Here is a link to MaineSails re-bedding technique. http://www.pbase.com/mainecruising/rebedding_hardware&page=1
and here is a link to the hole potting technique. http://www.pbase.com/mainecruising/sealing_the_deck
You'll need to use a thickened putty like epoxy for the hull side holes. The epoxy holes on the deck work great. Just be sure to remove any rotten core material in the holes and that the wood core is dry before you inject the epoxy. Epoxy does not play well with water.
Once the epoxy is solid then sand smooth and drill through the middle of the potted hole. No more deck leak into the core.

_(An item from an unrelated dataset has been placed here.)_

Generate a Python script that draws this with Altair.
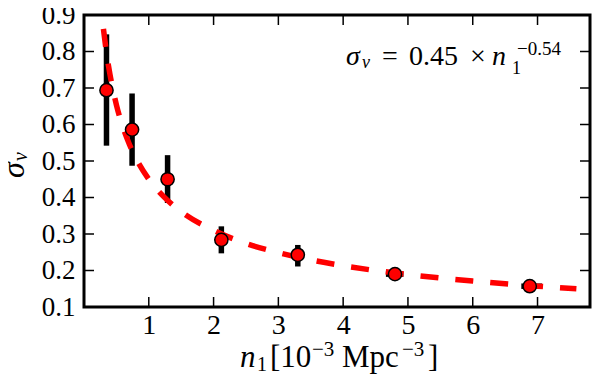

I am a butyl fan. Not everyone is. It is not for every situation, but on the holes you have it is a good tool.
 
Aug 28, 2015
190
Oday 28 St Joseph, MI
Speaking of removing rotted material inside the holes... Acitone mixes well with water and as the acitone rapidly evaporates it will take a lot of the moisture with it. If those are screw holes, just use an epoxy syringe (cheap at West Marine or Defender) go around the boat filling the holes and repeat as necessary. Let it dry for a day andthen use the same syringe to fill the holes with epoxy resin. I agree with jssailem's method except for the thickened epoxy part. You really don't need to thicken the epoxy and the thinner material will soak into the wood core. Go around the boat filling the holes and when you get back to the starting point you may need to add more epoxy. Make sure the screw holes don't breach the cabin or you'll be using a whole lot of epoxy.
 
Aug 3, 2012
2,542
Performance Cruising Telstar 28 302 Watkins Glen
I like the idea of the plasteak toe rails. I would put them down with 5200 adhesive instead of butyl. You are never going to take them up again.
You should definitely pot those holes.

I put my plasteak slider rails down with 5200, and it worked fine. I never intend to remove them again, and even if I did, I could slide a knife under them to cut the adhesive.
Butyl will probably work fine. I like to use adhesive when I know I won't move them, and they receive no torque. Butyl is great when there is movement or you have to remove the item someday.
 
Aug 3, 2012
2,542
Performance Cruising Telstar 28 302 Watkins Glen
I take it you mean to use 5200 plus screws for the toe rail and eye brows?
Yes. If you do not mean to remove it, and it takes no torque, like a cleat, winch, stanchion, or block might, I would use 5200 adhesive and screws.